Exercise aim -> Line by line, repeat the data below exactly, beginning at the first line and ending at the line with "TXTCOL = '#606060'". Omit pictures.
-- start Data section --
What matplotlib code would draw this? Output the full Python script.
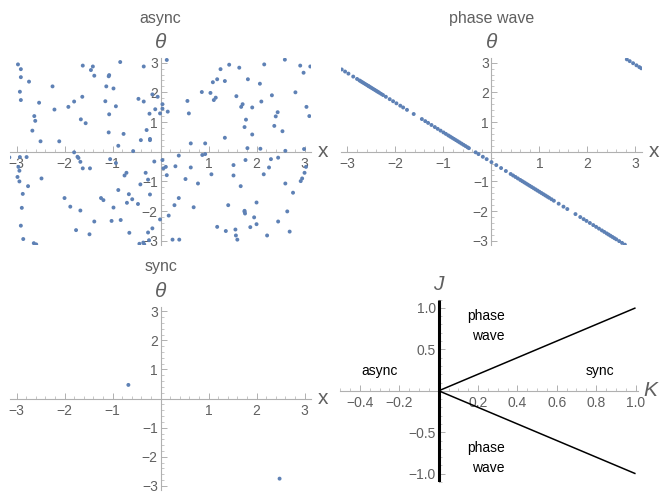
import numpy as np
import matplotlib
matplotlib.use("Agg")
import matplotlib.pyplot as plt
from matplotlib.ticker import FixedLocator, MultipleLocator

plt.rcParams['font.family'] = ['Liberation Sans', 'DejaVu Sans']

PI = np.pi
BLUE = '#5e81b5'
AXCOL = '#b0b0b0'
TXTCOL = '#606060'

# async state: (x, theta)
async_x = [-2.97, -2.91, -2.91, -2.93, -2.91, -2.74, -2.53, -2.63, -2.61, -2.67, -2.50, -2.25, -2.21,
           -2.11, -1.92, -1.80, -1.62, -1.41, -1.45, -1.38, -1.63, -1.66, -1.56, -1.13, -1.07, -1.08,
           -1.15, -1.07, -0.98, -0.93, -1.08, -0.84, -0.77, -0.88, -0.57, -0.46, -0.35, -0.35, -0.23,
           -0.11, -0.06, -0.17, -0.29, -0.41, -0.22, -0.22, 0.13, 0.04, 0.04, -0.01, 0.15,
           0.56, 0.59, 0.63, 0.86, 0.93, 1.04, 1.09, 1.11, 1.15, 1.18, 1.25, 1.34, 1.43, 1.34, 1.58,
           1.64, 1.68, 1.71, 1.75, 1.78, 1.81, 1.82, 1.91, 1.91, 2.07, 2.10, 2.08, 2.16, 2.32, 2.37,
           2.40, 2.44, 2.54, 2.59, 2.60, 2.81, 2.91, 2.98, 3.04, 3.10, 3.12, 2.99,
           -3.15, -2.98, -2.94, -2.87, -2.89, -2.91, -2.86, -2.64, -2.59, -2.76, -2.48, -2.94, -2.96,
           -2.79, -2.93, -2.00, -1.88, -1.67, -1.76, -1.48, -1.38, -1.80, -1.73, -1.71, -1.67, -1.62,
           -1.47, -1.05, -0.93, -1.24, -1.19, -0.98, -1.02, -0.88, -0.83, -0.75, -0.71, -0.70, -0.66,
           -0.59, -0.47, -0.65, -0.44, -0.36, -0.34, -0.24, -0.26, -0.17, -0.42, -0.26, -0.22, -0.31,
           -0.13, -0.01, 0.04, 0.06, 0.11, 0.13, 0.17, 0.25, 0.39, 0.29, 0.38, 0.31, 0.38, 0.52, 0.63,
           0.78, 0.69, 0.87, 0.93, 1.06, 1.18, 1.41, 1.36, 1.52, 1.52, 1.56, 1.57, 1.60, 1.67, 1.77,
           1.75, 1.76, 1.75, 1.95, 2.00, 2.00, 1.87, 2.15, 2.22, 2.26, 2.30, 2.45, 2.45, 2.60, 2.64,
           2.69, 2.76, 2.92, 2.95, 3.00, 3.03]
async_th = [2.94, 2.78, 2.51, 2.02, 1.74, 2.36, 1.65, 1.20, 1.04, 0.71, 0.35, 2.20, 1.42,
            0.35, 1.51, 1.69, 2.90, 2.87, 2.75, 2.56, 1.85, 1.09, 0.96, 2.20, 2.58, 2.54,
            1.70, 1.26, 2.13, 1.53, 0.65, 3.02, 0.60, 0.20, 0.02, 1.78, 2.87, 1.69, 1.28,
            1.43, 1.85, 1.93, 0.73, 0.39, 0.43, 0.39, 3.09, 1.60, 1.45, 1.29, 1.35,
            1.71, 1.29, 0.28, 2.01, 0.28, 1.98, 2.34, 1.74, 1.82, 2.44, 2.78, 2.38, 2.93, 0.47, 1.87,
            2.83, 1.51, 1.60, 0.83, 1.08, 0.12, 2.44, 1.49, 0.58, 2.29, 1.69, 0.10, 2.94, 1.90, 0.87,
            1.19, 1.33, 0.69, 3.10, 0.03, 2.00, 2.90, 2.66, 1.51, 1.20, 2.87, 0.09,
            -0.19, -0.85, -1.00, -1.42, -1.89, -2.49, -2.94, -3.08, -3.12, -1.16, -0.90, -0.64, -0.51,
            -0.18, -0.18, -1.56, -1.85, -1.98, -2.64, -2.78, -2.35, -0.02, -0.17, -0.21, -0.34, -0.56,
            -0.56, -0.25, -0.38, -1.56, -1.63, -1.88, -2.33, -1.29, -2.30, -0.80, -0.71, -1.72, -1.43,
            -1.60, -1.76, -2.73, -3.10, -3.06, -3.12, -2.98, -2.72, -2.58, -1.10, -0.94, -1.44, -0.71,
            -0.33, -2.28, -0.28, -0.56, -0.51, -0.79, -2.15, -2.96, -2.96, -1.80, -1.56, -0.49, -0.13,
            -0.92, -0.53, -1.07, -1.87, -0.11, -0.08, -0.76, -2.53, -1.80, -2.67, -0.45, -0.80, -2.62,
            -2.82, -2.96, -1.16, -0.28, -1.99, -2.08, -2.02, -2.21, -1.71, -2.44, -2.54, -0.76, -2.82,
            -0.53, -0.25, -2.35, -0.20, -1.07, -2.01, -2.69, -1.38, -0.99, -0.90, -0.71, -0.51]

# phase wave state
wave_x = [-3.12, -3.05, -2.98, -2.88, -2.80, -2.75, -2.72, -2.69, -2.66, -2.63, -2.60, -2.57, -2.55,
          -2.52, -2.49, -2.46, -2.43, -2.40, -2.37, -2.34, -2.30, -2.26, -2.20, -2.12, -2.05, -1.98,
          -1.90, -1.84, -1.76, -1.62, -1.45, -1.38, -1.32, -1.25, -1.18, -1.12, -1.06, -1.00, -0.95,
          -0.90, -0.86, -0.82, -0.78, -0.74, -0.70, -0.66, -0.62, -0.58, -0.54, -0.50, -0.47, -0.33,
          -0.27, -0.18, -0.10, 0.00, 0.10, 0.20, 0.30, 0.40, 0.45, 0.50, 0.55, 0.60, 0.64, 0.68,
          0.72, 0.76, 0.80, 0.84, 0.88, 0.92, 0.96, 1.00, 1.04, 1.08, 1.12, 1.16, 1.20, 1.25, 1.30,
          1.40, 1.50, 1.58, 1.75, 1.85, 1.92, 1.98, 2.05, 2.12, 2.18, 2.24, 2.30, 2.35, 2.40, 2.44,
          2.48, 2.52, 2.56, 2.60, 2.66, 2.72, 2.78, 2.82, 2.88, 2.95, 3.02, 3.08, 3.12]
wave_th = [2.77, 2.70, 2.63, 2.53, 2.45, 2.40, 2.37, 2.34, 2.31, 2.28, 2.25, 2.22, 2.20,
           2.17, 2.14, 2.11, 2.08, 2.05, 2.02, 1.99, 1.95, 1.91, 1.85, 1.77, 1.70, 1.63,
           1.55, 1.49, 1.41, 1.27, 1.10, 1.03, 0.97, 0.90, 0.83, 0.77, 0.71, 0.65, 0.60,
           0.55, 0.51, 0.47, 0.43, 0.39, 0.35, 0.31, 0.27, 0.23, 0.19, 0.15, 0.12, -0.02,
           -0.08, -0.17, -0.25, -0.35, -0.45, -0.55, -0.65, -0.75, -0.80, -0.85, -0.90, -0.95, -0.99, -1.03,
           -1.07, -1.11, -1.15, -1.19, -1.23, -1.27, -1.31, -1.35, -1.39, -1.43, -1.47, -1.51, -1.55, -1.60, -1.65,
           -1.75, -1.85, -1.93, -2.10, -2.20, -2.27, -2.33, -2.40, -2.47, -2.53, -2.59, -2.65, -2.70, -2.75, -2.79,
           -2.83, -2.87, -2.91, -2.95, -3.01, -3.07, -3.13, 3.11, 3.05, 2.98, 2.91, 2.85, 2.81]

# sync state
sync_x = [-0.67, 2.48]
sync_th = [0.47, -2.75]

# phase diagram boundaries
bound_K = [[0, 0], [0, 1.0], [0, 1.0]]
bound_J = [[-1.1, 1.1], [0, 1.0], [0, -1.0]]
regions = [("async", -0.30, 0.24), ("sync", 0.82, 0.24),
           ("phase\nwave", 0.24, 0.78), ("phase\nwave", 0.24, -0.81)]

fig = plt.figure(figsize=(6.62, 4.93), dpi=100)


def style_axes(ax, xlim, ylim, xmaj, xmin, ymaj, ymin, xfmt, yfmt):
    ax.set_xlim(*xlim)
    ax.set_ylim(*ylim)
    for s in ['top', 'right']:
        ax.spines[s].set_visible(False)
    for s in ['left', 'bottom']:
        ax.spines[s].set_position(('data', 0))
        ax.spines[s].set_color(AXCOL)
        ax.spines[s].set_linewidth(0.8)
    ax.xaxis.set_major_locator(FixedLocator(xmaj))
    ax.yaxis.set_major_locator(FixedLocator(ymaj))
    ax.xaxis.set_minor_locator(MultipleLocator(xmin))
    ax.yaxis.set_minor_locator(MultipleLocator(ymin))
    ax.set_xticklabels([xfmt.format(v).replace('-', '\u2212') for v in xmaj])
    ax.set_yticklabels([yfmt.format(v).replace('-', '\u2212') for v in ymaj])
    ax.tick_params(which='major', direction='in', length=4, width=0.7, color=AXCOL,
                   labelsize=10, labelcolor=TXTCOL)
    ax.tick_params(which='minor', direction='in', length=2, width=0.5, color=AXCOL)
    ax.tick_params(axis='x', pad=4)
    ax.tick_params(axis='y', pad=2)
    ax.patch.set_visible(False)


def phase_panel(rect, xs, ys, title):
    ax = fig.add_axes(rect)
    ax.scatter(xs, ys, s=8, color=BLUE, edgecolors='none', zorder=3)
    style_axes(ax, (-PI, PI), (-PI, PI), [-3, -2, -1, 1, 2, 3], 0.2,
               [-3, -2, -1, 1, 2, 3], 0.2, '{:d}', '{:d}')
    ax.annotate('θ', xy=(0, PI), xytext=(0, 11.3), textcoords='offset points',
                ha='center', va='center', fontsize=15, style='italic', color=TXTCOL)
    ax.annotate('x', xy=(PI, 0), xytext=(8.5, 0), textcoords='offset points',
                ha='center', va='center', fontsize=15, color=TXTCOL)
    ax.annotate(title, xy=(0, PI), xytext=(0, 29), textcoords='offset points',
                ha='center', va='center', fontsize=11.5, color=TXTCOL)
    return ax


phase_panel([0.0147, 0.503, 0.4556, 0.3785], async_x, async_th, "async")
phase_panel([0.5146, 0.503, 0.4556, 0.3785], wave_x, wave_th, "phase wave")
phase_panel([0.0147, 0.006, 0.4556, 0.371], sync_x, sync_th, "sync")

# phase diagram
ax = fig.add_axes([0.514, 0.0223, 0.449, 0.370])
for k, j in zip(bound_K, bound_J):
    lw = 2.2 if k[0] == k[1] else 1.1
    ax.plot(k, j, color='black', lw=lw, solid_capstyle='butt', zorder=3)
style_axes(ax, (-0.5, 1.01), (-1.1, 1.1), [-0.4, -0.2, 0.2, 0.4, 0.6, 0.8, 1.0], 0.05,
           [-1.0, -0.5, 0.5, 1.0], 0.1, '{:.1f}', '{:.1f}')
for txt, k, j in regions:
    ax.text(k, j, txt, ha='center', va='center', multialignment='right',
            fontsize=10, linespacing=1.55, color='black')
ax.annotate('J', xy=(0, 1.1), xytext=(0, 11), textcoords='offset points',
            ha='center', va='center', fontsize=15, style='italic', color=TXTCOL)
ax.annotate('K', xy=(1.01, 0), xytext=(9, 0), textcoords='offset points',
            ha='center', va='center', fontsize=15, style='italic', color=TXTCOL)

fig.savefig('out.png', dpi=100)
-- end Data section --
Exercise output ->
What matplotlib code would draw this? Output the full Python script.
import numpy as np
import matplotlib
matplotlib.use("Agg")
import matplotlib.pyplot as plt
from matplotlib.ticker import FixedLocator, MultipleLocator

plt.rcParams['font.family'] = ['Liberation Sans', 'DejaVu Sans']

PI = np.pi
BLUE = '#5e81b5'
AXCOL = '#b0b0b0'
TXTCOL = '#606060'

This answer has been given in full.